Emerald Group Publishing Limited

Copyright © 2012, Emerald Group Publishing Limited


Editor column

Article Type: Editor column From: Journal of Investment Compliance, Volume 13, Issue 1

We begin this issue with an article by Roger Lorence that describes the most effective method for defrauded investors to recoup a portion of their loss through tax refunds and tax losses. He laments that the unfortunate investor who has already been defrauded in a financial scandal goes on to face rough treatment at the hands of the Internal Revenue Service when claiming a safe harbor for reporting theft losses. Next Gabriella Opromolla observes that investors are saying they are ready for an Islamic bank and Islamic financing capabilities in Italy and that Italy shares ethical and religious principles with the Islamic world, but nonetheless a number of EU and Italian regulatory hurdles will have to be surmounted before Italy enacts banking laws and regulations to permit and regulate Islamic finance. Betty Santangelo, Donald Mosher, William Friedman, and Matthew Truax explain principal revisions in a new money services business (MSB) rule, including an amended definition of an MSB, when the rules of the Bank Secrecy Act apply, and how the rule applies to foreign-located MSBs, money transmitters, foreign exchange dealers, check cashiers, and issuers of traveler’s checks.

Wide daily swings in the stock markets and the growth of program trading in recent years have raised questions among regulators about the activities of “large traders.” Russell Sacks and Michael Blankenship explain the Securities and Exchange Commission’s (SEC’s) large trader reporting rule, which enhances the commission’s ability to identify large market participants, collect information on their trading, and analyze their trading activity. Then Cynthia Krus summarizes the SEC’s recent guidance to corporations on their obligations to disclose the cybersecurity risks and cyber incidents they have faced, noting various places in a company’s financial statements those risks and incidents might be discussed and recommending steps companies should take to review their cybersecurity and cyber disclosure practices. Peter Romeo, Richard Parrino, Kevin Greenslade, and Alex Bahn discuss the SEC’s updated guidance on shareholder proposals, including how to verify a proponent’s eligibility to submit a proposal, how to address submissions of revised proposals, and how to withdraw no-action requests for proposals with multiple proponents.

Two related articles on SEC whistleblower incentives and protections follow. First, Thomas White, Douglas Davison, Gail Bernstein, Michael Dube and Arian June compare the SEC’s and the Commodity Futures Trading Commission’s (CFTC’s) whistleblower rules, including incentives for whistleblowers to report violations of securities and commodity trading laws either internally or directly to regulators, and recommend that companies subject to either the SEC or the CFTC whistleblower program enhance their cultures of compliance, bolster their internal reporting processes and encourage employees to utilize internal reporting mechanisms. Then William McLucas, Laura Wertheimer, Andrea Robinson, Mary Jo Johnson, Thomas White, Jonathan Rosenfeld, Michael Dube, and Arian June recommend ten proactive measures for companies to consider in response to the new whistleblower bounty programs.

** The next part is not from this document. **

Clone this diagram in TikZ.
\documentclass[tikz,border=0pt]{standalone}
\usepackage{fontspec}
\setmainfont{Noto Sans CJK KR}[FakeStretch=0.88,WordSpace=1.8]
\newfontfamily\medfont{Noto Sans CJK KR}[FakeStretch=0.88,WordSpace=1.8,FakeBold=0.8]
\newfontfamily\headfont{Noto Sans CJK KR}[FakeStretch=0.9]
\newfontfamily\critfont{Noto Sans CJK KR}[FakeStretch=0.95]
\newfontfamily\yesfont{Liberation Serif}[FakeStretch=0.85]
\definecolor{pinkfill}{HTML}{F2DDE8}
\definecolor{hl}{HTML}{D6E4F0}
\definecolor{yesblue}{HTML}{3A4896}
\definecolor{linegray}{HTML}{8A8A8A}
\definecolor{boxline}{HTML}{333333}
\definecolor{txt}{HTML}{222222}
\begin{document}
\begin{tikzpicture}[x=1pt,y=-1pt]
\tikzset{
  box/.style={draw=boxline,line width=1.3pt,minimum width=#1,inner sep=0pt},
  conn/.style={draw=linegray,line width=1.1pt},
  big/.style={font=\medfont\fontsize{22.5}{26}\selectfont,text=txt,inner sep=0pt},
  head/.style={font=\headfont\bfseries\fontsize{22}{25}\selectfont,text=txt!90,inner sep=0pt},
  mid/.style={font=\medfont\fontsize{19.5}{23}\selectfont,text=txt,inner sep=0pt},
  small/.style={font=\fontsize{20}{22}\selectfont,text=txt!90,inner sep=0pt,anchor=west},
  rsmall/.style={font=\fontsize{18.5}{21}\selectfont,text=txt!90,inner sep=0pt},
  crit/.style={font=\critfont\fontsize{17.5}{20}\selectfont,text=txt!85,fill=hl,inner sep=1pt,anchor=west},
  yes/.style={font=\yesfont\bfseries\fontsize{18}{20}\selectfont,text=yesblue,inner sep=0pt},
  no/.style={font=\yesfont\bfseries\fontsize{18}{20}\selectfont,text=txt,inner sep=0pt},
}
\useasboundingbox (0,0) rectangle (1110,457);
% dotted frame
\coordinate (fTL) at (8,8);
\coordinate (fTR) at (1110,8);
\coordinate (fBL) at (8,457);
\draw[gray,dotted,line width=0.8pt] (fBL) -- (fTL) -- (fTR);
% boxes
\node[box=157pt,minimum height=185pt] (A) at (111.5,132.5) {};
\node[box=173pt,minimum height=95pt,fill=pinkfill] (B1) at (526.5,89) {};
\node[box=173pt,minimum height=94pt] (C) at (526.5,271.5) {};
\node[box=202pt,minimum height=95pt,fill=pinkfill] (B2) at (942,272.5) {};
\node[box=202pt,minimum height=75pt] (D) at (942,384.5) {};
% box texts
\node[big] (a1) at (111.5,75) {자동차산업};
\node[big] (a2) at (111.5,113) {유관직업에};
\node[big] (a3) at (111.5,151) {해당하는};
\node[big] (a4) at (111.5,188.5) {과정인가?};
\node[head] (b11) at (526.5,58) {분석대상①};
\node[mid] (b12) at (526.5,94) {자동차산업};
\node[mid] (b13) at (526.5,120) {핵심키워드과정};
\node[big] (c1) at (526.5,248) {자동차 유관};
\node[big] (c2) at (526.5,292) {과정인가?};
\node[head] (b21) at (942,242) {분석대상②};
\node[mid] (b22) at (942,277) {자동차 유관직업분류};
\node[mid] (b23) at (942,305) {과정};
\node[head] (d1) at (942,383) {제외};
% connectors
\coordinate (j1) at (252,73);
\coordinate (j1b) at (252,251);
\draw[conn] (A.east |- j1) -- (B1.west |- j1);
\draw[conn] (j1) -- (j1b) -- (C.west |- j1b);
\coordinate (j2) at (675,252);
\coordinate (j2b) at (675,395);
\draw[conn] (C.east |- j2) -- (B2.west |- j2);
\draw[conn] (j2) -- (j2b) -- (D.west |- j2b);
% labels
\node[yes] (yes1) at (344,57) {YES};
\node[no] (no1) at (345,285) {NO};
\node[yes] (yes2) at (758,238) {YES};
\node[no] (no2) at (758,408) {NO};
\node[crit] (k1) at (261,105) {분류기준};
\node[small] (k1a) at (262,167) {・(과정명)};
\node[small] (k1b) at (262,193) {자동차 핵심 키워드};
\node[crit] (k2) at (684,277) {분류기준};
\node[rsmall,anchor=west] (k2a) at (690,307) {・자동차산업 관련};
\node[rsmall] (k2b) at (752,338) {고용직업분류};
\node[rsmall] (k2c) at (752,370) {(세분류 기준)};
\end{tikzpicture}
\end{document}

James Earle and Allison Wilkerson note that the Dodd-Frank Wall Street Reform and Consumer Protection Act includes a host of requirements aimed at reforming executive compensation prices of publicly traded companies. Many of those reforms still await implementation through specific regulations. The authors believe the adoption and implementation of clawback policies in compliance with Section 954 will become a key executive compensation issue during 2012 and focus on that section’s proposed policies regarding the recovery of previously earned and paid compensation.

Finally, Patrick Dolan and Robert Alleman discuss the implications of two recent Supreme Court of Delaware rulings on life settlements, which are life insurance policies sold to third-party investors. The rulings affirmed the legality of selling life policies to third-party investors and provided guidance to investors on how to ensure that the policies are legally valid when originated or purchased in a settlement transaction.